- _Brief_
Scan the data below for the string "that". Show every line where it turns up.

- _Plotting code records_

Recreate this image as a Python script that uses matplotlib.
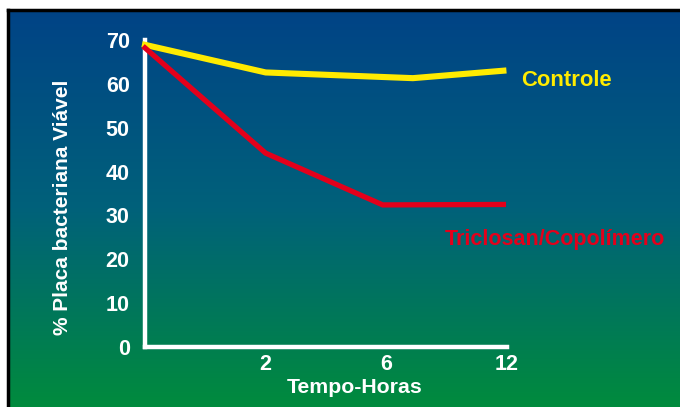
import matplotlib
matplotlib.use("Agg")
import matplotlib.pyplot as plt
import numpy as np
from matplotlib.colors import LinearSegmentedColormap

plt.rcParams['font.family'] = ['Liberation Sans', 'DejaVu Sans']

# Data (x in category-position units: 0 = start, 1 = 2h, 2 = 6h, 3 = 12h)
tick_pos = [1, 2, 3]
tick_labels = ["2", "6", "12"]
controle_x = [0, 1, 2.22, 2.97]
controle_y = [68.9, 62.6, 61.3, 63.0]
triclosan_x = [0, 1, 1.97, 2.97]
triclosan_y = [68.2, 44.2, 32.4, 32.5]
yticks = [0, 10, 20, 30, 40, 50, 60, 70]

W, H = 680, 407
fig = plt.figure(figsize=(W / 100, H / 100), dpi=100)
fig.patch.set_facecolor("white")

# Gradient background panel
bx0, by1 = 8, 10
bg = fig.add_axes([bx0 / W, 0, 1 - bx0 / W, 1 - by1 / H])
cmap = LinearSegmentedColormap.from_list(
    "bg", [(0.0, "#004386"), (0.5, "#00617A"), (1.0, "#008B3D")])
grad = np.linspace(0, 1, 256).reshape(-1, 1)
bg.imshow(grad, aspect="auto", cmap=cmap, extent=[0, 1, 0, 1], origin="upper")
bg.set_xlim(0, 1)
bg.set_ylim(0, 1)
bg.axis("off")
# black border top & left
fig.add_artist(plt.Line2D([bx0 / W, 1], [1 - by1 / H, 1 - by1 / H],
                          color="black", lw=2.5, transform=fig.transFigure))
fig.add_artist(plt.Line2D([bx0 / W, bx0 / W], [0, 1 - by1 / H],
                          color="black", lw=2.5, transform=fig.transFigure))

# Main axes
x0, x1 = 145, 507
y_top, y_bot = 40, 347
ax = fig.add_axes([x0 / W, (H - y_bot) / H, (x1 - x0) / W, (y_bot - y_top) / H])
ax.patch.set_alpha(0)
ax.set_xlim(0, 3)
ax.set_ylim(0, 70)

ax.plot(controle_x, controle_y, color="#FFEB00", lw=4.4, solid_joinstyle="miter",
        clip_on=False, zorder=3)
ax.plot(triclosan_x, triclosan_y, color="#E3001B", lw=3.8, solid_joinstyle="miter",
        clip_on=False, zorder=3)

for s in ["top", "right"]:
    ax.spines[s].set_visible(False)
for s in ["left", "bottom"]:
    ax.spines[s].set_color("white")
    ax.spines[s].set_linewidth(3.2)
    ax.spines[s].set_capstyle("projecting")

ax.set_yticks(yticks)
ax.set_yticklabels([str(v) for v in yticks])
ax.set_xticks(tick_pos)
ax.set_xticklabels(tick_labels)
ax.tick_params(axis="both", length=0, colors="white", labelsize=15.5)
ax.tick_params(axis="y", pad=11)
ax.tick_params(axis="x", pad=5)
for lab in ax.get_xticklabels() + ax.get_yticklabels():
    lab.set_fontweight("bold")

ax.set_xlabel("Tempo-Horas", color="white", fontsize=15.3, fontweight="bold")
ax.set_ylabel("% Placa bacteriana Viável", color="white", fontsize=15.0,
              fontweight="bold")
ax.xaxis.set_label_coords(0.58, -0.102)
ax.yaxis.set_label_coords(-0.202, 0.456)

ax.text(3.12, 60.7, "Controle", color="#FFEB00", fontsize=15.8, fontweight="bold",
        va="center", ha="left")
ax.text(2.48, 24.6, "Triclosan/Copolímero", color="#E3001B", fontsize=15.5,
        fontweight="bold", va="center", ha="left")

fig.savefig("out.png", dpi=100)
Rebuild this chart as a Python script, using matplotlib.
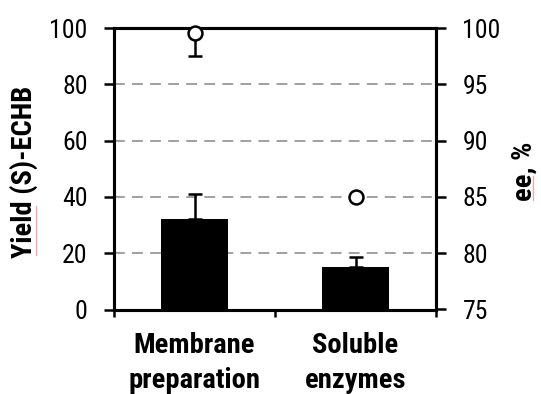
import matplotlib.pyplot as plt
import matplotlib.transforms as mtransforms
from matplotlib.lines import Line2D

plt.rcParams['font.family'] = ['Roboto Condensed', 'Liberation Sans', 'DejaVu Sans']

cat_line1 = ['Membrane', 'Soluble']
cat_line2 = ['preparation', 'enzymes']
yield_vals = [32.0, 15.1]
yield_err = [9.0, 3.6]
ee_vals = [99.6, 85.0]
ee_err_low = [2.1, 0.0]

fig = plt.figure(figsize=(5.41, 3.94), dpi=100)
ax = fig.add_axes([114 / 541, 1 - 309.5 / 394, 322 / 541, 281.5 / 394])

xpos = [0.5, 1.5]
ax.bar(xpos, yield_vals, width=0.41, color='black', zorder=3)
ax.errorbar(xpos, yield_vals, yerr=[[0, 0], yield_err], fmt='none', ecolor='black',
            elinewidth=1.8, capsize=5, capthick=1.8, zorder=2)

ax.set_xlim(0, 2)
ax.set_ylim(0, 100)
ax.set_yticks([0, 20, 40, 60, 80, 100])
ax.set_xticks([0, 1, 2])
ax.set_xticklabels([])
for y in [20, 40, 60, 80]:
    ax.axhline(y, color='#999999', lw=1.3, dashes=(6, 4), zorder=1)

for s in ax.spines.values():
    s.set_linewidth(2.2)
ax.tick_params(axis='y', direction='out', length=7, width=1.8, labelsize=18.5, pad=12)
ax.tick_params(axis='x', direction='out', length=5, width=1.8)

# two-line category names under the bars
trans = mtransforms.blended_transform_factory(ax.transData, fig.transFigure)
for x, l1, l2 in zip(xpos, cat_line1, cat_line2):
    ax.text(x, 1 - 353 / 394, l1, transform=trans, ha='center', va='baseline',
            fontsize=20.5, fontweight='bold')
    ax.text(x, 1 - 388 / 394, l2, transform=trans, ha='center', va='baseline',
            fontsize=20.5, fontweight='bold')

fig.text(24 / 541, 1 - 172 / 394, 'Yield (S)-ECHB', rotation=90, ha='center', va='center',
         fontsize=20.5, fontweight='bold')
fig.text(524 / 541, 1 - 171 / 394, 'ee, %', rotation=90, ha='center', va='center',
         fontsize=20.5, fontweight='bold')
# faint spell-check underlines
fig.add_artist(Line2D([35.5 / 541, 35.5 / 541], [1 - 255 / 394, 1 - 206 / 394],
                      color='#f2a6a6', lw=0.9))
fig.add_artist(Line2D([533 / 541, 533 / 541], [1 - 200 / 394, 1 - 176 / 394],
                      color='#f2a6a6', lw=0.9))

ax2 = ax.twinx()
ax2.set_ylim(75, 100)
ax2.set_yticks([75, 80, 85, 90, 95, 100])
ax2.tick_params(axis='y', direction='out', length=7, width=1.8, labelsize=18.5, pad=12)
for s in ax2.spines.values():
    s.set_linewidth(2.2)
ax2.errorbar(xpos, ee_vals, yerr=[ee_err_low, [0, 0]], fmt='o', color='black',
             mfc='white', mec='black', mew=1.8, ms=10, elinewidth=1.8,
             capsize=5, capthick=1.8, zorder=4, clip_on=False)

fig.savefig('out.png', dpi=100)
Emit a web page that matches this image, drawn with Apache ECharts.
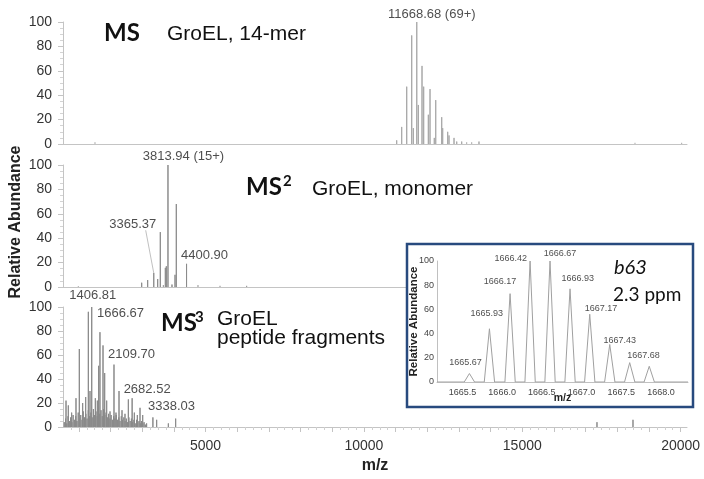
<!DOCTYPE html>
<html><head><meta charset="utf-8">
<script src="https://cdn.jsdelivr.net/npm/echarts@6/dist/echarts.min.js"></script>
<style>html,body{margin:0;padding:0;background:#fff}#c{width:704px;height:479px}</style>
</head><body><div id="c"></div>
<script>
// ---------------- data (m/z, relative abundance) ----------------
const ms1Peaks = [
  [1510,1.5],[11035,3],[11193,14],[11351,47],[11509,89],[11560,13],[11668.68,100],[11718,32],
  [11834,64],[11887,47],[12034,24],[12087,45],[12222,5],[12267,36],[12456,22],[12487,13],
  [12645,10],[12687,7],[12845,5],[12930,2],[13087,2],[13245,1.5],[13403,1.5],[13633,2],
  [18558,1],[20032,1]
];
const ms2Peaks = [
  [983,0.6],[2984,3.5],[3173,5.7],[3365.37,11.5],[3489,6.5],[3572,45],[3667,1.6],[3731,15.7],
  [3762,17],[3813.94,100],[3941,2],[4036,10],[4077,68],[4400.90,19],[4762,1.6],[5457,1],[6299,1]
];
const ms3Peaks = [
  [595,22],[668,18],[773,12],[910,24],[1015,65],[1121,20],[1216,25],[1300,96],[1352,30],
  [1406.81,100],[1521,24],[1584,22],[1625,51],[1666.67,79],[1763,68],[1816,45],[1879,22],
  [1984,13],[2109.70,52],[2173,12],[2268,30],[2363,14],[2457,11],[2563,23],[2682.52,24],
  [2752,12],[2847,10],[2931,16],[3016,10],[3338.03,8],[3457,6],[3826,3],[4057,7],
  [17358,4],[18495,6]
];
const ms3Noise = [
  [540,4],[580,7],[620,3],[660,9],[700,5],[740,8],[780,4],[820,10],[860,6],[900,9],[940,5],
  [980,12],[1020,7],[1060,10],[1100,6],[1140,13],[1180,8],[1220,11],[1260,7],[1300,14],
  [1340,9],[1380,12],[1420,8],[1460,15],[1500,10],[1540,13],[1580,9],[1620,16],[1660,11],
  [1700,14],[1740,9],[1780,15],[1820,10],[1860,12],[1900,8],[1940,11],[1980,7],[2020,10],
  [2060,6],[2100,9],[2140,7],[2180,10],[2220,6],[2260,8],[2300,5],[2340,9],[2380,6],[2420,8],
  [2460,5],[2500,7],[2540,4],[2580,8],[2620,5],[2660,7],[2700,4],[2740,6],[2780,3],[2820,6],
  [2860,4],[2900,5],[2940,3],[2980,5],[3020,3],[3060,4],[3100,2],[3140,3]
];
// labelled peaks: [m/z, height, text]
const ms1Labels = [[11668.68,100,'11668.68 (69+)']];
const ms2Labels = [[3813.94,100,'3813.94 (15+)'],[3365.37,11.5,'3365.37'],[4400.90,19,'4400.90']];
const ms3Labels = [[1406.81,100,'1406.81'],[1666.67,79,'1666.67'],[2109.70,52,'2109.70'],[2682.52,24,'2682.52'],[3338.03,8,'3338.03']];
// inset: b63 isotope cluster
const insetPeaks = [
  [1665.588,7],[1665.840,44],[1666.100,73],[1666.352,100],[1666.603,100],
  [1666.855,77],[1667.103,56],[1667.355,31],[1667.606,16],[1667.852,13]
];
const insetLabels = ['1665.67','1665.93','1666.17','1666.42','1666.67','1666.93','1667.17','1667.43','1667.68',''];
const mainTickLabels = [5000,10000,15000,20000];
const insetTickLabels = [1665.5,1666.0,1666.5,1667.0,1667.5,1668.0];

// ---------------- layout/styles ----------------
const XMIN = 500, XMAX = 20200;
const IXMIN = 1665.18, IXMAX = 1668.34;
const FONT = 'Arial, "Liberation Sans", sans-serif';
const AX = '#c4c4c4';

function sticks(peaks){
  const s = peaks.slice().sort((a,b)=>a[0]-b[0]);
  const d = [];
  s.forEach(([m,h]) => { d.push([m,0],[m,h],[m,0],[m,'-']); });
  return d;
}
function tri(peaks, hw){
  const d = [[IXMIN,0]];
  peaks.forEach(([m,h]) => { d.push([m-hw,0],[m,h],[m+hw,0]); });
  d.push([IXMAX,0]);
  return d;
}
const mainOffsets = {
  0: [[15,-8]],
  1: [[15.5,-9],[-21,-49],[18,-8]],
  2: [[1,-11.5],[20.5,-18.7],[17.5,-10],[15,-9],[18.6,-10.5]]
};
const insetOffsets = [[-4,-11.5],[-2.6,-15.6],[-10,-12],[-19.3,-2.7],[10,-7.7],[7.7,-10.6],[11.3,-5.4],[10,-3.7],[13.7,-7.2],[0,0]];

function labelSeries(xi, yi, labels, offs, size, z){
  return {
    type:'scatter', xAxisIndex: xi, yAxisIndex: yi, symbolSize: 0, z: z||3, silent:true,
    data: labels.map((l,i)=>({value:[l[0],l[1]], name:l[2],
      label:{show:!!l[2], position:'inside', offset:offs[i], formatter:'{b}',
        fontSize:size, color:'#222', fontFamily:FONT}}))
  };
}

const grids = [
  {left:63, width:624, top:22, height:122},
  {left:63, width:624, top:165, height:122},
  {left:63, width:624, top:307, height:120},
  {left:437, width:251, top:261, height:121}
];
const yMain = i => ({
  gridIndex:i, type:'value', min:0, max:100, interval:20,
  axisLine:{show:true, lineStyle:{color:AX}},
  axisTick:{show:true, length:5, lineStyle:{color:AX}},
  minorTick:{show:true, splitNumber:4, length:3, lineStyle:{color:'#d4d4d4'}},
  splitLine:{show:false},
  axisLabel:{fontSize:14, color:'#333', margin:11, fontFamily:FONT}
});
const xPlain = i => ({
  gridIndex:i, type:'value', min:XMIN, max:XMAX,
  axisLine:{show:true, onZero:false, lineStyle:{color:AX}},
  axisTick:{show:false}, axisLabel:{show:false}, splitLine:{show:false}
});
const majorTicks = [], minorTicks = [];
for (let v = 1000; v <= 20000; v += 1000) majorTicks.push(v);
for (let v = 750; v <= 20200; v += 250) if (v % 1000) minorTicks.push(v);

const option = {
  animation:false,
  grid: grids,
  xAxis: [
    xPlain(0), xPlain(1),
    {gridIndex:2, type:'value', min:XMIN, max:XMAX,
     axisLine:{show:true, onZero:false, lineStyle:{color:AX}},
     axisTick:{show:true, length:5, customValues:majorTicks, lineStyle:{color:AX}},
     axisLabel:{customValues:mainTickLabels, formatter:v=>String(v), fontSize:14, color:'#333', margin:12, fontFamily:FONT},
     splitLine:{show:false},
     name:'m/z', nameLocation:'middle', nameGap:31,
     nameTextStyle:{fontSize:16, fontWeight:'bold', color:'#222', fontFamily:FONT}},
    {gridIndex:2, type:'value', min:XMIN, max:XMAX, position:'bottom',
     axisLine:{show:false, onZero:false}, axisLabel:{show:false}, splitLine:{show:false},
     axisTick:{show:true, length:3, customValues:minorTicks, lineStyle:{color:'#d0d0d0'}}},
    {gridIndex:3, type:'value', min:IXMIN, max:IXMAX, z:60,
     axisLine:{show:true, onZero:false, lineStyle:{color:'#c0c0c0'}},
     axisTick:{show:false}, splitLine:{show:false},
     axisLabel:{customValues:insetTickLabels, formatter:v=>v.toFixed(1), fontSize:9, color:'#444', margin:6, fontFamily:FONT},
     name:'m/z', nameLocation:'middle', nameGap:11, nameMoveOverlap:false,
     nameTextStyle:{fontSize:10.5, fontWeight:'bold', color:'#222', fontFamily:FONT}}
  ],
  yAxis: [
    yMain(0), yMain(1), yMain(2),
    {gridIndex:3, type:'value', min:0, max:100, interval:20, z:60,
     axisLine:{show:true, lineStyle:{color:'#c0c0c0'}}, axisTick:{show:false}, splitLine:{show:false},
     axisLabel:{fontSize:9, color:'#444', margin:3, fontFamily:FONT},
     name:'Relative Abundance', nameLocation:'middle', nameGap:17, nameRotate:90, nameMoveOverlap:false,
     nameTextStyle:{fontSize:11.5, fontWeight:'bold', color:'#222', fontFamily:FONT}}
  ],
  series: [
    {type:'line', xAxisIndex:0, yAxisIndex:0, data:sticks(ms1Peaks), showSymbol:false, symbol:'none',
     connectNulls:false, lineStyle:{color:'#a8a8a8', width:1}, silent:true},
    {type:'line', xAxisIndex:1, yAxisIndex:1, data:sticks(ms2Peaks), showSymbol:false, symbol:'none',
     connectNulls:false, lineStyle:{color:'#8c8c8c', width:1}, silent:true},
    {type:'line', xAxisIndex:1, yAxisIndex:1, data:[[3110,46.5],[3365.37,11.5]], showSymbol:false, symbol:'none',
     lineStyle:{color:'#b0b0b0', width:0.8}, silent:true},
    {type:'line', xAxisIndex:2, yAxisIndex:2, data:sticks(ms3Peaks.concat(ms3Noise)), showSymbol:false, symbol:'none',
     connectNulls:false, lineStyle:{color:'#8a8a8a', width:1}, silent:true},
    labelSeries(0, 0, ms1Labels, mainOffsets[0], 13),
    labelSeries(1, 1, ms2Labels, mainOffsets[1], 13),
    labelSeries(2, 2, ms3Labels, mainOffsets[2], 13),
    {type:'line', xAxisIndex:4, yAxisIndex:3, data:tri(insetPeaks, 0.065), showSymbol:false, symbol:'none', z:60,
     lineStyle:{color:'#a0a0a0', width:1}, silent:true},
    labelSeries(4, 3, insetPeaks.map((p,i)=>[p[0],p[1],insetLabels[i]]), insetOffsets, 9, 61)
  ],
  graphic: { elements: [
    {type:'rect', z:50, shape:{x:407, y:244, width:286, height:163},
     style:{fill:'#fff', stroke:'#284a7e', lineWidth:2.5}},
    {type:'text', z:70, x:15.5, y:222, rotation:Math.PI/2,
     style:{text:'Relative Abundance', font:'bold 16px '+FONT, fill:'#222', textAlign:'center', textVerticalAlign:'middle'}},
    {type:'text', z:70, left:104, top:21, style:{text:'MS', font:'bold 24px Lato', fill:'#111'}},
    {type:'text', z:70, left:167, top:24, style:{text:'GroEL, 14-mer', font:'21px '+FONT, fill:'#111'}},
    {type:'text', z:70, left:246, top:175, style:{text:'MS', font:'bold 24px Lato', fill:'#111'}},
    {type:'text', z:70, left:283, top:174, style:{text:'2', font:'bold 15px Lato', fill:'#111'}},
    {type:'text', z:70, left:312, top:179, style:{text:'GroEL, monomer', font:'21px '+FONT, fill:'#111'}},
    {type:'text', z:70, left:161, top:311, style:{text:'MS', font:'bold 24px Lato', fill:'#111'}},
    {type:'text', z:70, left:195, top:310, style:{text:'3', font:'bold 15px Lato', fill:'#111'}},
    {type:'text', z:70, left:217, top:309, style:{text:'GroEL', font:'21px '+FONT, fill:'#111'}},
    {type:'text', z:70, left:217, top:328, style:{text:'peptide fragments', font:'21px '+FONT, fill:'#111'}},
    {type:'text', z:70, left:614, top:258, style:{text:'b63', font:'italic 20px Lato', fill:'#111'}},
    {type:'text', z:70, left:613, top:285, style:{text:'2.3 ppm', font:'19px Lato', fill:'#111'}}
  ]}
};
const chart = echarts.init(document.getElementById('c'), null, {renderer:'canvas'});
chart.setOption(option);
</script>
</body></html>
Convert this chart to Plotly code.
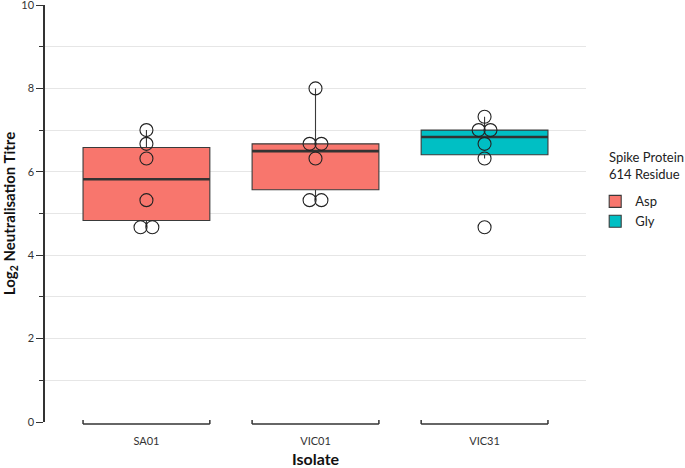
import numpy as np
import plotly.graph_objects as go

# ---------------- data ----------------
isolates = ["SA01", "VIC01", "VIC31"]
residue = ["Asp", "Asp", "Gly"]
titre_SA01 = [4.67, 4.67, 5.32, 6.32, 6.67, 7.00]
titre_VIC01 = [5.32, 5.32, 6.32, 6.67, 6.67, 8.00]
titre_VIC31 = [4.67, 6.32, 6.67, 7.00, 7.00, 7.32]
legend_groups = ["Asp", "Gly"]
group_colors = {"Asp": "#F8766D", "Gly": "#00BFC4"}
y_tick_vals = [0, 2, 4, 6, 8, 10]
legend_title = "Spike Protein<br>614 Residue"

titres = [titre_SA01, titre_VIC01, titre_VIC31]

# ---------------- style constants ----------------
BOX_W = 0.75
DOT_STEP = 0.07
FONT = "Lato"
LINE_COL = "#3a3a3a"


def box_stats(vals):
    v = np.sort(np.asarray(vals, dtype=float))
    q1, med, q3 = np.percentile(v, [25, 50, 75])
    iqr = q3 - q1
    lo = v[v >= q1 - 1.5 * iqr].min()
    hi = v[v <= q3 + 1.5 * iqr].max()
    return q1, med, q3, lo, hi


stats = [box_stats(t) for t in titres]

fig = go.Figure()

# boxes, one trace per residue group
for g in legend_groups:
    idx = [i for i, r in enumerate(residue) if r == g]
    fig.add_trace(go.Box(
        x=idx,
        q1=[stats[i][0] for i in idx],
        median=[stats[i][1] for i in idx],
        q3=[stats[i][2] for i in idx],
        lowerfence=[stats[i][3] for i in idx],
        upperfence=[stats[i][4] for i in idx],
        width=BOX_W,
        whiskerwidth=0,
        fillcolor=group_colors[g],
        line=dict(color=LINE_COL, width=1.1),
        name=g,
        hoverinfo="skip",
    ))

# thicker median lines
mx, my = [], []
for i, s in enumerate(stats):
    mx += [i - BOX_W / 2, i + BOX_W / 2, None]
    my += [s[1], s[1], None]
fig.add_trace(go.Scatter(x=mx, y=my, mode="lines",
                         line=dict(color="#333333", width=2.6),
                         showlegend=False, hoverinfo="skip"))

# points, duplicates stacked side by side
px, py = [], []
for i, t in enumerate(titres):
    uniq, counts = np.unique(t, return_counts=True)
    for u, c in zip(uniq, counts):
        for k in range(c):
            px.append(i + (k - (c - 1) / 2) * DOT_STEP)
            py.append(u)
fig.add_trace(go.Scatter(x=px, y=py, mode="markers",
                         marker=dict(symbol="circle-open", size=13,
                                     color="#222222", line=dict(width=1.1)),
                         showlegend=False, hoverinfo="skip"))

# bracket-style x axis guide
shapes = []
for i in range(len(isolates)):
    a, b = i - BOX_W / 2, i + BOX_W / 2
    shapes.append(dict(type="line", xref="x", yref="paper", x0=a, x1=b,
                       y0=-0.005, y1=-0.005, line=dict(color="#333", width=1.5)))
    for e in (a, b):
        shapes.append(dict(type="line", xref="x", yref="paper", x0=e, x1=e,
                           y0=-0.005, y1=0.005, line=dict(color="#333", width=1.5)))

fig.update_layout(
    width=685, height=468,
    margin=dict(l=45, r=99, t=5, b=46),
    paper_bgcolor="white", plot_bgcolor="white",
    boxmode="overlay",
    font=dict(family=FONT, color="#333333", size=11),
    shapes=shapes,
    annotations=[dict(text=legend_title, xref="paper", yref="paper",
                      x=1.0388, y=0.66, xanchor="left", yanchor="top",
                      align="left", showarrow=False,
                      font=dict(size=13, color="#222"))],
    legend=dict(
        font=dict(size=13, color="#222"),
        x=1.017, xanchor="left", y=0.565, yanchor="top",
        bgcolor="rgba(0,0,0,0)", tracegroupgap=0,
    ),
    xaxis=dict(
        range=[-0.6, len(isolates) - 0.4],
        tickmode="array", tickvals=list(range(len(isolates))), ticktext=isolates,
        ticks="outside", ticklen=9, tickcolor="rgba(0,0,0,0)",
        showgrid=False, zeroline=False, showline=False,
        tickfont=dict(size=11, color="#333"),
        title=dict(text="<b>Isolate</b>", font=dict(size=16, color="#111"), standoff=10),
        automargin=False,
    ),
    yaxis=dict(
        range=[0, 10],
        tickmode="array", tickvals=y_tick_vals,
        ticks="outside", ticklen=7, tickwidth=1.3, tickcolor="#333",
        ticklabeloverflow="allow",
        showline=True, linecolor="#333", linewidth=1.5,
        showgrid=True, gridcolor="#e6e6e6", gridwidth=1,
        minor=dict(dtick=1, tick0=0, showgrid=True, gridcolor="#e6e6e6",
                   ticks="outside", ticklen=4, tickcolor="#333"),
        zeroline=False,
        tickfont=dict(size=11, color="#333"),
        title=dict(text="<b>Log<sub>2</sub> Neutralisation Titre</b>",
                   font=dict(size=15, color="#111"), standoff=5),
        automargin=False,
    ),
)

fig.write_html("out.html", config={"displayModeBar": False},
               post_script="document.body.style.margin='0';document.body.style.padding='0';")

- _The solution_
Recreate this image as a Python script that uses matplotlib.
Emit a web page that matches this image, drawn with Apache ECharts.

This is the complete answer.